**REQUIRED TASK:**
Copy exactly the lines from the start of the material through the line with "plt.rcParams['font.family'] = ['Liberation". Pictures stay out of the copy.

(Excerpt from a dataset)
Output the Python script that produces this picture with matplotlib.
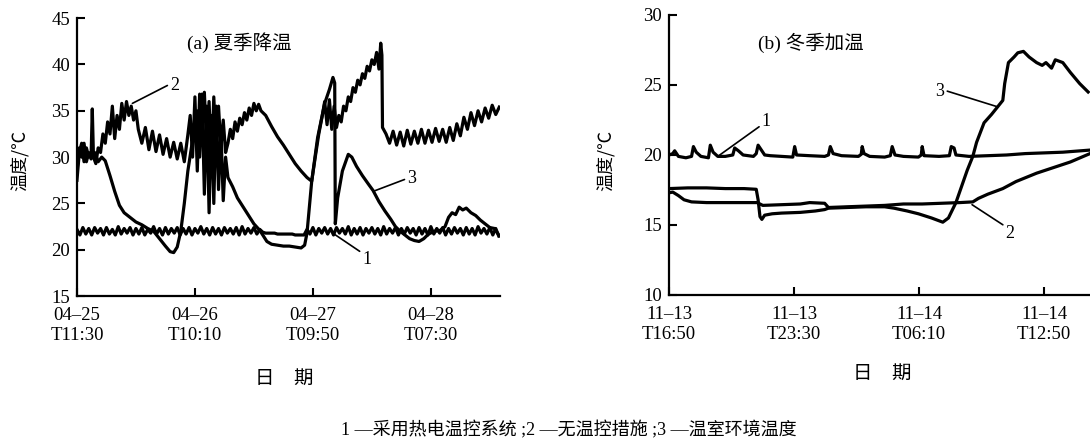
import matplotlib
matplotlib.use('Agg')
import matplotlib.pyplot as plt
import numpy as np

plt.rcParams['font.family'] = ['Liberation Serif', 'Noto Sans CJK SC']

# ---- (a) summer cooling, x in "tick units" (one tick per logged day) ----
sum_ticks = ['04–25\nT11:30', '04–26\nT10:10', '04–27\nT09:50', '04–28\nT07:30']

# curve 1: thermoelectric control, logged every 0.025 tick
sum_c1_step = 0.025
sum_c1 = [
    22.2, 21.6, 22.4, 21.7, 22.3, 21.6, 22.4, 21.8, 22.3, 21.6, 22.4, 21.7,
    22.2, 21.6, 22.5, 21.7, 22.3, 21.8, 22.4, 21.6, 22.3, 21.7, 22.4, 21.6,
    22.2, 21.8, 22.5, 21.7, 22.3, 21.6, 22.4, 21.7, 22.3, 21.8, 22.4, 21.6,
    22.3, 21.7, 22.4, 21.6, 22.3, 21.8, 22.5, 21.7, 22.3, 21.6, 22.4, 21.7,
    22.3, 21.6, 22.4, 21.8, 22.3, 21.7, 22.4, 21.6, 22.5, 21.7, 22.3, 21.8,
    22.4, 21.7, 22.2, 21.9, 21.8, 21.8, 21.8, 21.8, 21.7, 21.7, 21.7, 21.7,
    21.7, 21.7, 21.6, 21.6, 21.6, 21.6, 22.2, 21.7, 22.4, 21.6, 22.3, 21.8,
    22.4, 21.7, 22.3, 21.6, 22.4, 21.8, 22.3, 21.7, 22.5, 21.6, 22.3, 21.7,
    22.4, 21.6, 22.3, 21.8, 22.4, 21.7, 22.3, 21.6, 22.5, 21.7, 22.3, 21.8,
    22.4, 21.6, 22.3, 21.7, 22.4, 21.8, 22.3, 21.6, 22.4, 21.7, 22.3, 21.6,
    22.5, 21.7, 22.3, 21.8, 22.4, 21.6, 22.3, 21.7, 22.4, 21.8, 22.3, 21.6,
    22.4, 21.7, 22.3, 21.6, 22.5, 21.8, 22.3, 21.7, 22.4, 21.6, 22.3, 21.5,
]

# curve 2: no control
sum_c2_t = [0.00, 0.02, 0.04, 0.06, 0.08, 0.10, 0.12, 0.13, 0.14, 0.16, 0.18, 0.20,
            0.22, 0.24, 0.26, 0.28, 0.30, 0.32, 0.34, 0.36, 0.38, 0.40, 0.42, 0.44, 0.46, 0.48, 0.50,
            0.52, 0.55, 0.58, 0.61, 0.64, 0.67, 0.70, 0.73, 0.76, 0.79, 0.82, 0.85, 0.88, 0.91, 0.94,
            0.96, 0.98, 1.00, 1.02, 1.04, 1.06, 1.08, 1.10, 1.12, 1.14, 1.16, 1.18, 1.20, 1.22, 1.24, 1.26, 1.28,
            1.30, 1.32, 1.34, 1.36, 1.38, 1.40, 1.42, 1.44, 1.46, 1.48, 1.50, 1.52, 1.54, 1.56,
            1.60, 1.65, 1.70, 1.75, 1.80, 1.85, 1.90, 1.95, 1.99,
            2.02, 2.05, 2.08, 2.10, 2.12, 2.14, 2.16, 2.18, 2.20,
            2.22, 2.24, 2.26, 2.28, 2.30, 2.32, 2.34, 2.36, 2.38, 2.40, 2.42, 2.44, 2.46, 2.48,
            2.50, 2.52, 2.54, 2.56, 2.575, 2.585, 2.59, 2.62, 2.65,
            2.68, 2.71, 2.74, 2.77, 2.80, 2.83, 2.86, 2.89, 2.92, 2.95, 2.98, 3.01, 3.04, 3.07,
            3.10, 3.13, 3.16, 3.19, 3.22, 3.25, 3.28, 3.31, 3.34, 3.37, 3.40, 3.43, 3.46, 3.49,
            3.52, 3.55, 3.58]
sum_c2_v = [27.5, 30.5, 31.5, 29.5, 31.0, 30.0, 30.2, 35.2, 30.0, 29.3, 31.0, 30.5,
            32.5, 31.5, 33.8, 32.5, 35.5, 32.0, 34.5, 33.0, 35.8, 34.0, 36.0, 34.5, 35.5, 34.0, 35.0,
            33.0, 31.5, 33.2, 30.8, 32.8, 30.6, 32.4, 30.3, 32.0, 30.0, 31.6, 29.8, 31.5, 29.5, 32.4,
            34.5, 30.0, 36.5, 28.5, 36.8, 33.0, 37.0, 31.0, 36.0, 29.0, 36.5, 30.5, 35.5, 31.0, 34.0, 30.5, 31.5,
            33.0, 32.0, 33.8, 32.8, 34.2, 33.5, 34.8, 34.0, 35.3, 34.5, 35.8, 35.0, 35.7, 35.0,
            34.5, 33.3, 32.2, 31.3, 30.3, 29.3, 28.5, 27.8, 27.4,
            30.0, 32.5, 34.5, 36.0, 33.5, 36.2, 33.0, 35.5, 33.2,
            34.5, 33.8, 35.5, 35.0, 36.5, 36.0, 37.5, 37.0, 38.3, 37.8, 39.0, 38.5, 39.8, 39.3,
            40.5, 40.0, 41.3, 39.5, 42.3, 41.0, 33.2, 32.5, 31.5,
            32.8, 31.3, 32.7, 31.2, 32.9, 31.4, 32.8, 31.5, 33.0, 31.5, 32.9, 31.6, 33.1, 31.7,
            33.0, 31.6, 33.2, 31.8, 33.6, 32.3, 34.3, 33.0, 34.8, 33.4, 35.0, 33.8, 35.3, 34.2,
            35.6, 34.6, 35.4]

# curve 3: greenhouse ambient
sum_c3_t = [0.00, 0.02, 0.04, 0.06, 0.08, 0.10, 0.12, 0.15, 0.18, 0.21, 0.24, 0.28, 0.32, 0.36,
            0.40, 0.45, 0.50, 0.55, 0.60, 0.65, 0.70, 0.75, 0.79, 0.82, 0.85, 0.88, 0.91, 0.94,
            0.97, 1.00, 1.02, 1.04, 1.06, 1.08, 1.10, 1.12, 1.14, 1.16, 1.18, 1.20, 1.22, 1.24,
            1.26, 1.28, 1.32, 1.36, 1.40, 1.45, 1.50, 1.55, 1.58, 1.61, 1.65, 1.70, 1.75, 1.80,
            1.85, 1.90, 1.93, 1.95, 1.99, 2.04, 2.10, 2.14, 2.17, 2.185, 2.19, 2.21, 2.25, 2.30,
            2.33, 2.37, 2.42, 2.47, 2.51, 2.56, 2.61, 2.66, 2.70, 2.74, 2.78, 2.82, 2.86, 2.90,
            2.94, 2.98, 3.03, 3.08, 3.12, 3.15, 3.18, 3.21, 3.24, 3.27, 3.30, 3.34, 3.38, 3.42,
            3.46, 3.50, 3.54, 3.58]
sum_c3_v = [28.5, 31.0, 30.0, 31.5, 29.5, 30.5, 29.8, 30.5, 29.5, 30.0, 29.6, 28.0, 26.3, 24.8,
            24.0, 23.5, 23.0, 22.7, 22.3, 22.0, 21.2, 20.4, 19.8, 19.7, 20.3, 22.0, 25.0, 28.5,
            31.0, 33.5, 35.0, 30.0, 36.8, 26.0, 35.5, 24.0, 34.5, 25.0, 35.5, 26.5, 33.0, 25.3,
            30.0, 27.8, 26.8, 25.6, 24.8, 23.8, 22.8, 22.1, 21.5, 20.9, 20.6, 20.5, 20.4, 20.4,
            20.3, 20.2, 20.5, 21.8, 27.4, 32.1, 35.8, 37.3, 38.6, 38.0, 22.8, 25.6, 28.5, 30.3,
            30.0, 29.0, 28.0, 27.1, 26.4, 25.2, 24.2, 23.3, 22.5, 22.0, 21.6, 21.2, 21.0, 20.9,
            21.2, 21.7, 22.0, 22.1, 22.5, 23.5, 24.0, 23.8, 24.6, 24.3, 24.5, 24.0, 23.7, 23.2,
            22.8, 22.4, 22.3, 21.5]

# ---- (b) winter heating, x in hours from 11-13 16:50 ----
win_tick_h = [0, 6.667, 13.333, 20.0]
win_ticks = ['11–13\nT16:50', '11–13\nT23:30', '11–14\nT06:10', '11–14\nT12:50']

win_c1_t = [0.0, 0.2, 0.3, 0.5, 0.9, 1.2, 1.3, 1.45, 1.7, 2.1, 2.2, 2.35, 2.6, 3.0, 3.4, 3.5,
            3.7, 3.95, 4.5, 4.65, 4.75, 4.9, 5.1, 5.4, 6.0, 6.6, 6.7, 6.8, 7.5, 8.3, 8.5, 8.6,
            8.75, 9.2, 10.1, 10.25, 10.3, 10.4, 10.7, 11.5, 11.8, 11.9, 12.05, 12.5, 13.3, 13.45,
            13.5, 13.6, 14.4, 14.95, 15.05, 15.2, 15.3, 16.0, 17.0, 18.0, 19.0, 20.0, 21.0, 22.45]
win_c1_v = [20.0, 20.1, 20.3, 19.9, 19.8, 19.9, 20.6, 20.2, 19.9, 19.8, 20.7, 20.2, 19.9, 19.9, 20.0, 20.5,
            20.3, 20.0, 19.9, 20.1, 20.7, 20.4, 20.0, 19.95, 19.9, 19.85, 20.6, 20.0, 19.95, 19.9, 20.0, 20.6,
            20.1, 19.95, 19.9, 20.05, 20.6, 20.1, 19.9, 19.85, 19.95, 20.6, 20.0, 19.9, 19.85, 20.0,
            20.6, 19.95, 19.9, 19.95, 20.6, 20.5, 20.0, 19.9, 19.95, 20.0, 20.1, 20.15, 20.2, 20.35]

win_c2_t = [0.0, 0.2, 0.5, 0.8, 1.2, 2.0, 3.0, 4.0, 4.7, 5.0, 6.0, 7.0, 7.5, 8.3, 8.5, 9.5,
            10.5, 11.5, 12.5, 13.5, 14.5, 15.5, 16.2, 16.5, 17.0, 17.8, 18.5, 19.6, 20.5, 21.4, 22.45]
win_c2_v = [17.3, 17.35, 17.1, 16.8, 16.65, 16.6, 16.6, 16.6, 16.6, 16.4, 16.45, 16.5, 16.6, 16.55, 16.25, 16.3,
            16.35, 16.4, 16.5, 16.5, 16.55, 16.6, 16.65, 16.9, 17.2, 17.6, 18.1, 18.7, 19.1, 19.5, 20.1]

win_c3_t = [0.0, 1.0, 2.0, 3.0, 4.0, 4.65, 4.75, 4.85, 4.95, 5.1, 5.5, 6.0, 7.0, 7.8, 8.3, 8.5,
            9.5, 10.5, 11.5, 12.0, 12.7, 13.3, 14.0, 14.6, 14.9, 15.3, 15.9, 16.2, 16.4, 16.8, 17.2,
            17.5, 17.8, 17.9, 18.1, 18.4, 18.6, 18.9, 19.2, 19.6, 19.9, 20.1, 20.4, 20.6, 21.0,
            21.4, 21.9, 22.35]
win_c3_v = [17.6, 17.65, 17.65, 17.6, 17.6, 17.55, 16.8, 15.6, 15.4, 15.7, 15.8, 15.85, 15.9, 16.0, 16.1, 16.2,
            16.25, 16.3, 16.3, 16.2, 16.0, 15.8, 15.5, 15.2, 15.5, 16.6, 18.9, 19.9, 20.9, 22.3, 22.9,
            23.4, 23.9, 25.1, 26.6, 27.0, 27.3, 27.4, 27.0, 26.6, 26.4, 26.6, 26.2, 26.8, 26.6,
            25.9, 25.1, 24.5]

cjk = ['Noto Sans CJK SC']
mixed = ['Liberation Serif', 'Noto Sans CJK SC']
LW = 2.3

fig = plt.figure(figsize=(10.9, 4.42), dpi=100)
ax1 = fig.add_axes([0.0706, 0.330, 0.388, 0.629])
ax2 = fig.add_axes([0.6138, 0.3326, 0.3862, 0.6335])

for ax in (ax1, ax2):
    ax.spines['top'].set_visible(False)
    ax.spines['right'].set_visible(False)
    ax.spines['left'].set_linewidth(1.6)
    ax.spines['bottom'].set_linewidth(1.6)
    ax.tick_params(direction='in', length=6, width=1.5, labelsize=13.5,
                   colors='black')
    ax.tick_params(axis='x', pad=8)
    ax.tick_params(axis='y', pad=5)

# (a)
t1 = np.arange(len(sum_c1)) * sum_c1_step
ax1.plot(t1, sum_c1, color='black', lw=LW)
ax1.plot(sum_c2_t, sum_c2_v, color='black', lw=LW)
ax1.plot(sum_c3_t, sum_c3_v, color='black', lw=LW)
ax1.set_xlim(0, 3.585)
ax1.set_ylim(15, 45)
ax1.set_yticks([15, 20, 25, 30, 35, 40, 45])
ax1.set_xticks(range(len(sum_ticks)))
ax1.set_xticklabels(sum_ticks)

ann = dict(arrowstyle='-', color='black', lw=1.2, shrinkA=0, shrinkB=0)
ax1.annotate('2', xy=(0.47, 35.8), xytext=(0.79, 37.7), fontsize=13, ha='left', va='center',
             arrowprops=dict(ann, relpos=(0, 0.6)))
ax1.annotate('3', xy=(2.51, 26.3), xytext=(2.80, 27.7), fontsize=13, ha='left', va='center',
             arrowprops=dict(ann, relpos=(0, 0.5)))
ax1.annotate('1', xy=(2.18, 21.7), xytext=(2.42, 18.9), fontsize=13, ha='left', va='center',
             arrowprops=dict(ann, relpos=(0, 0.9)))

# (b)
ax2.plot(win_c1_t, win_c1_v, color='black', lw=LW)
ax2.plot(win_c2_t, win_c2_v, color='black', lw=LW)
ax2.plot(win_c3_t, win_c3_v, color='black', lw=LW)
ax2.set_xlim(0, 22.45)
ax2.set_ylim(10, 30)
ax2.set_yticks([10, 15, 20, 25, 30])
ax2.set_xticks(win_tick_h)
ax2.set_xticklabels(win_ticks)

ax2.annotate('1', xy=(2.6, 19.9), xytext=(4.95, 22.4), fontsize=13, ha='left', va='center',
             arrowprops=dict(ann, relpos=(0, 0.3)))
ax2.annotate('3', xy=(17.5, 23.45), xytext=(14.45, 24.5), fontsize=13, ha='center', va='center',
             arrowprops=dict(ann, relpos=(1, 0.6)))
ax2.annotate('2', xy=(16.16, 16.45), xytext=(17.95, 14.4), fontsize=13, ha='left', va='center',
             arrowprops=dict(ann, relpos=(0, 0.9)))

# titles and labels
fig.text(0.220, 0.903, '(a) 夏季降温', fontsize=14, ha='center', va='center', family=mixed)
fig.text(0.744, 0.903, '(b) 冬季加温', fontsize=14, ha='center', va='center', family=mixed)
fig.text(0.0183, 0.638, '温度/℃', fontsize=13, rotation=90, ha='center', va='center', family=cjk)
fig.text(0.556, 0.636, '温度/℃', fontsize=13, rotation=90, ha='center', va='center', family=cjk)
fig.text(0.2606, 0.145, '日　期', fontsize=14, ha='center', va='center', family=cjk)
fig.text(0.809, 0.155, '日　期', fontsize=14, ha='center', va='center', family=cjk)
fig.text(0.522, 0.027, '1 —采用热电温控系统 ;2 —无温控措施 ;3 —温室环境温度',
         fontsize=13, ha='center', va='center', family=mixed)

fig.savefig('out.png', dpi=100)
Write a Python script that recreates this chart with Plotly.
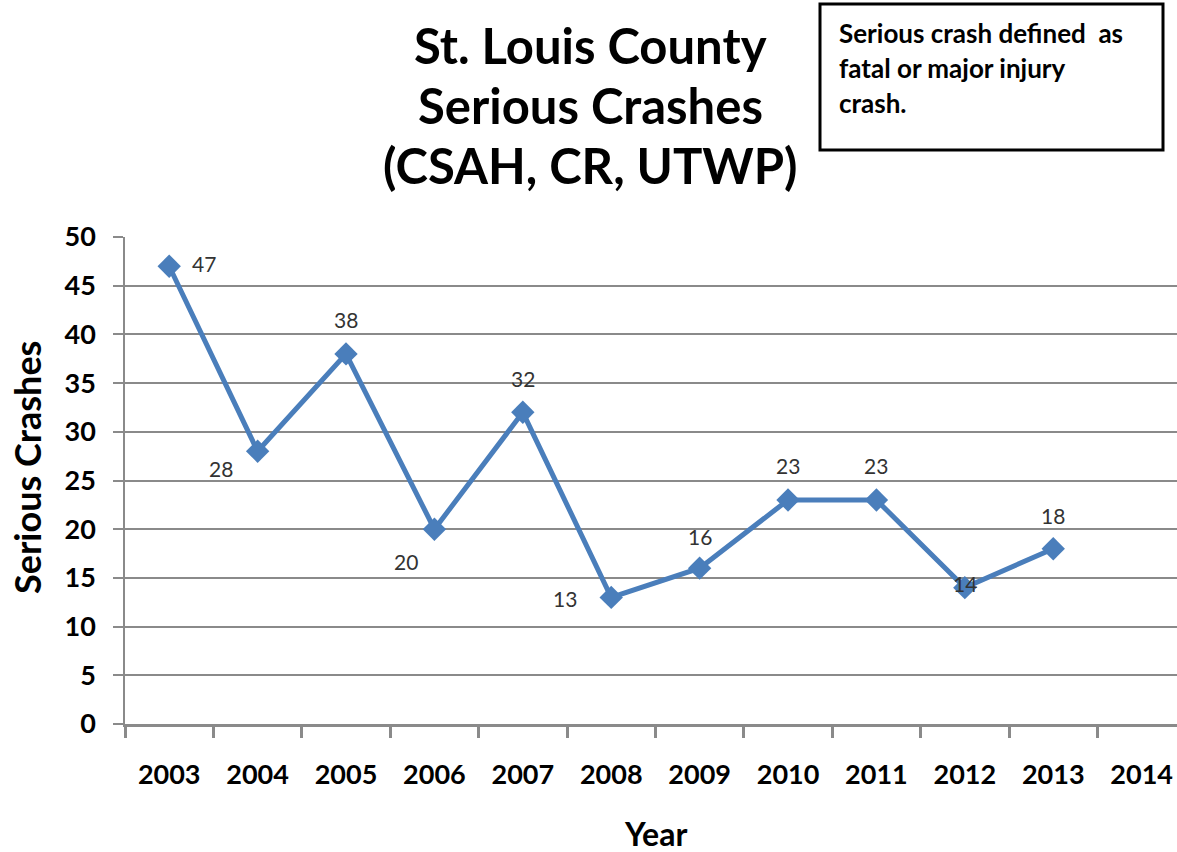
import plotly.graph_objects as go

years = ["2003", "2004", "2005", "2006", "2007", "2008", "2009", "2010", "2011", "2012", "2013", "2014"]
data_years = ["2003", "2004", "2005", "2006", "2007", "2008", "2009", "2010", "2011", "2012", "2013"]
crashes = [47, 28, 38, 20, 32, 13, 16, 23, 23, 14, 18]
y_ticks = [0, 5, 10, 15, 20, 25, 30, 35, 40, 45, 50]
title_lines = ["St. Louis County", "Serious Crashes", "(CSAH, CR, UTWP)"]
note_lines = ["Serious crash defined  as", "fatal or major injury", "crash."]

# label offsets (pixels) per point
label_shift = [(35, 3), (-37, -17), (0, 34), (-28, -32), (0, 34), (-46, -1), (0, 32), (0, 34), (0, 34), (0, 4), (0, 33)]

BLUE = "#4a7ebb"
GRID = "#8a8a8a"
FONT = "Lato, 'Open Sans', sans-serif"

# page geometry (plot area) used to convert page pixels to paper coords
PL, PR, PT, PB = 125, 1177, 237, 724
def px(x):
    return (x - PL) / (PR - PL)
def py(y):
    return (PB - y) / (PB - PT)

fig = go.Figure()
fig.add_trace(go.Scatter(
    x=data_years, y=crashes, mode="lines+markers",
    line=dict(color=BLUE, width=5),
    marker=dict(symbol="diamond", size=18, color=BLUE),
    showlegend=False, hoverinfo="x+y",
))

annotations = []
for i, (yv, (dx, dy)) in enumerate(zip(crashes, label_shift)):
    annotations.append(dict(x=i, y=yv, xref="x", yref="y", text=str(yv), showarrow=False,
                            xshift=dx, yshift=dy, font=dict(family=FONT, size=21, color="#333333")))

for line, yc in zip(title_lines, [45, 105, 165]):
    annotations.append(dict(x=px(590), y=py(yc), xref="paper", yref="paper", text="<b>" + line + "</b>",
                            showarrow=False, xanchor="center", yanchor="middle",
                            font=dict(family=FONT, size=49, color="black")))

for line, yc in zip(note_lines, [33, 68, 103]):
    annotations.append(dict(x=px(837), y=py(yc), xref="paper", yref="paper", text="<b>" + line + "</b>",
                            showarrow=False, xanchor="left", yanchor="middle",
                            font=dict(family=FONT, size=26, color="black")))

annotations.append(dict(x=px(27), y=py(468), xref="paper", yref="paper", text="<b>Serious Crashes</b>",
                        textangle=-90, showarrow=False, xanchor="center", yanchor="middle",
                        font=dict(family=FONT, size=36, color="black")))
annotations.append(dict(x=px(655), y=py(833), xref="paper", yref="paper", text="<b>Year</b>",
                        showarrow=False, xanchor="center", yanchor="middle",
                        font=dict(family=FONT, size=32, color="black")))

fig.update_layout(
    width=1177, height=852,
    margin=dict(l=PL, r=0, t=PT, b=852 - PB),
    paper_bgcolor="white", plot_bgcolor="white",
    font=dict(family=FONT, color="black"),
    xaxis=dict(type="category", categoryorder="array", categoryarray=years,
               range=[-0.5, 11.4], tickson="boundaries", ticks="outside", ticklen=11,
               tickwidth=3, tickcolor=GRID, showline=True, linecolor=GRID, linewidth=3,
               showgrid=False, ticklabelstandoff=25,
               tickfont=dict(family=FONT, size=27, color="black", weight="bold")),
    yaxis=dict(range=[0, 50], tickvals=y_ticks, ticks="outside", ticklen=10, tickwidth=2,
               tickcolor=GRID, showline=True, linecolor=GRID, linewidth=1.5,
               showgrid=True, gridcolor=GRID, gridwidth=1.5, zeroline=False,
               ticklabelstandoff=12,
               tickfont=dict(family=FONT, size=27, color="black", weight="bold")),
    annotations=annotations,
)

# note box
fig.add_shape(type="rect", xref="paper", yref="paper",
              x0=px(820), x1=px(1163), y0=py(150), y1=py(4),
              line=dict(color="black", width=3), fillcolor="white", layer="below")

fig.write_html("out.html", config={"displayModeBar": False},
               post_script="document.body.style.margin='0';document.body.style.overflow='hidden';")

**WORKED ANSWER:**
Output the Python script that produces this picture with matplotlib.
import matplotlib
matplotlib.use('Agg')
import matplotlib.pyplot as plt
import numpy as np

plt.rcParams['font.family'] = ['Liberation Serif', 'Noto Sans CJK SC']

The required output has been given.